講談社 2007.6.13(KC Kiss)
初出『One More Kiss』2006年9月号、11月号、2007年1月号、3月号/『Kiss』2007年 No.1
Book 1:「マザーグース」(ケイト・グリーナウェイ)
Mother Goose or the Old Nursery Rhymes, IIlustrated by Kate Greenaway, Engraved and printed by Edmund Evans, London and New York: George Routledge and Sons.;1881.
【内容】マザーグースの"小さなベティちゃん"が取り上げられています。あかりが転勤先の東京店で慣れない仕事に疲れ、熱を出して寝込んでしまったところへ副店長の寺山が看病に現れます。あかりの部屋の本棚にあった「マザー・グーズ」を見つけて手をとったのを見て、思わず何か読んで欲しいと頼むと、喜んで読み始めたのがこの詩。自分は今慣れない場所で靴を片方なくしてしまっているけれど、もう片方を探してそれを履いてまた歩き出せば良いと、元気づけられるあかりでした。
Book 2「いばら姫」
「グリム童話と魔女―魔女裁判とジェンダーの視点から」野ロ芳子著,勁草書房,2002
【内容】コミック担当のアルバイト、森下紀子が非常に優秀で、社員のくせにまだまだのあかりに対してイヤミを言ったりするので、童話に出てくる意地の悪い魔女のようだと感じ、苦手意識をもちます。ですが、あかりは紀子が描いていたBLの漫画から、彼女の緑に対する気持ちに気付いてしまいます。あかりは「いばら姫」の13番目の魔女が元は仙女だったのに招待されなかったことで呪いの言葉を吐き魔女となった話から、森下の歪んだ気持ちに気付き、彼女の努力を生かそうと懸命になります。
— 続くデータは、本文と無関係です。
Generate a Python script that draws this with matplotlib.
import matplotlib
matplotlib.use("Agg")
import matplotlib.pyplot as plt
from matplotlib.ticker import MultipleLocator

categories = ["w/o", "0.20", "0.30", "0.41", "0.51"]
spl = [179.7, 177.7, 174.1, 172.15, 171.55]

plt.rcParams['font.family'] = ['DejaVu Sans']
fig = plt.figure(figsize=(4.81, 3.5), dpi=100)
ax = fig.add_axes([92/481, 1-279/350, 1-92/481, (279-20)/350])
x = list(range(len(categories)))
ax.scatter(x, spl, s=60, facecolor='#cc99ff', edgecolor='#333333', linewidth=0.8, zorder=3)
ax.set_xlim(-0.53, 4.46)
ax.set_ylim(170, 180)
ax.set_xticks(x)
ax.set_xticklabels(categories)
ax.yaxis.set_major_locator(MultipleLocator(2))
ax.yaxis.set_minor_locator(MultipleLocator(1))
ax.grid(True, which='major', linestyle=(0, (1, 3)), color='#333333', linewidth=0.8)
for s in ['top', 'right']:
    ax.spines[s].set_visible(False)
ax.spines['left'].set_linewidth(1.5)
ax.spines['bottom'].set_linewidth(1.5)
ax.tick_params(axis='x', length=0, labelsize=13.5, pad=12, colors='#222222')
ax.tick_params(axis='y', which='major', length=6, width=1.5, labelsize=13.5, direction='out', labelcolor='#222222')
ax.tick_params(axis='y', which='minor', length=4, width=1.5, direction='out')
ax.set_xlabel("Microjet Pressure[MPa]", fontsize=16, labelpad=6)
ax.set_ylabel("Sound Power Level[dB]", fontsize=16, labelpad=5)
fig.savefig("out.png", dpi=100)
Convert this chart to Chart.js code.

そのことで紀子と少しわかりあえた、という回です。
Book 3「ロビンソン・クルーソー」
「ロビンソン・クルーソー」デフォー著,鈴木建三訳,集英社・集英社文庫,1995
※「ロビンソン・クルーソー」デフォー著,武田将明訳,河出書房新社・河出文庫,2011
※「完訳 ロビンソン・クルーソー」デフォー著,増田義郎訳,中央公論社・中公文庫,2010
【内容】面陳、POP描きなど、書店の実務の華やかな面が登場。店長と栞のそれぞれの思いが交錯するこの回はリアル書店とネット書店のそれぞれの良さを戦わせてみた重要な回です。「ロビンソン・クルーソー」は店長が子どもの頃好きだった本なのですが、ロビンソン・クルーソーとオウムの関係を将来の店長と栞の姿に結びつけています。
Book 4「永訣の朝」
「新編 宮沢賢治詩集」宮沢賢治著,天沢退二郎編,新潮社・新潮文庫,1991
【内容】書店の棚をどう組むか、返本をどうするか。作家の人柄だけで本の内容を理解せずに並べたあかりは、書棚の限られたスペースに真剣に取り組む寺山に怒られます。これは書店の実務の中でも地味ですが最も重要な仕事の一つでしょう。雪のせいで帰れなくなったあかりと寺山の会話の中で、雪国育ちの寺山の子供の頃の思い出の中にこの詩が登場します。
Book 5「デイヴィッド・コパフィールド」
「デイヴィッド・コパフィールド」チャールズ・ディケンズ著,中野好夫訳,新潮社・新潮文庫,1967
David Copperfield, Charles Dickens; with an introduction and notes by Jeremy Tambling, London; New York: Penguin, 1996
【内容】有能だが本を商品として見ていない緑と対立するあかり。それなのにたまたま、酔いつぶれた緑を自宅に送り届けることになってしまいます。さらっと述べられていますが、両親が小さいときに離婚し、両方ともそれぞれ家庭をもったために祖父母に引き取られ育てられたという、彼の育ちは意外と重いものです。虐待を受けたわけではないですが、明らかに両親から捨てられた彼はまさに「孤児」と言って良いでしょう。
あかりは緑の書棚にこの本を見つけますが、もともとは緑の父親のもので、父親が線を引いたところを追って、付箋をつけて読んだ緑の心をあかりは感じ、彼を理解するようになり、またそんなあかりに対して緑も態度を変えていきます。二人の気持ちが近づいた最初のきっかけがこの本でした。
この回がこれまでの中でもっとも本とのつながりがスムースで納得できるものになっているように、私は感じました。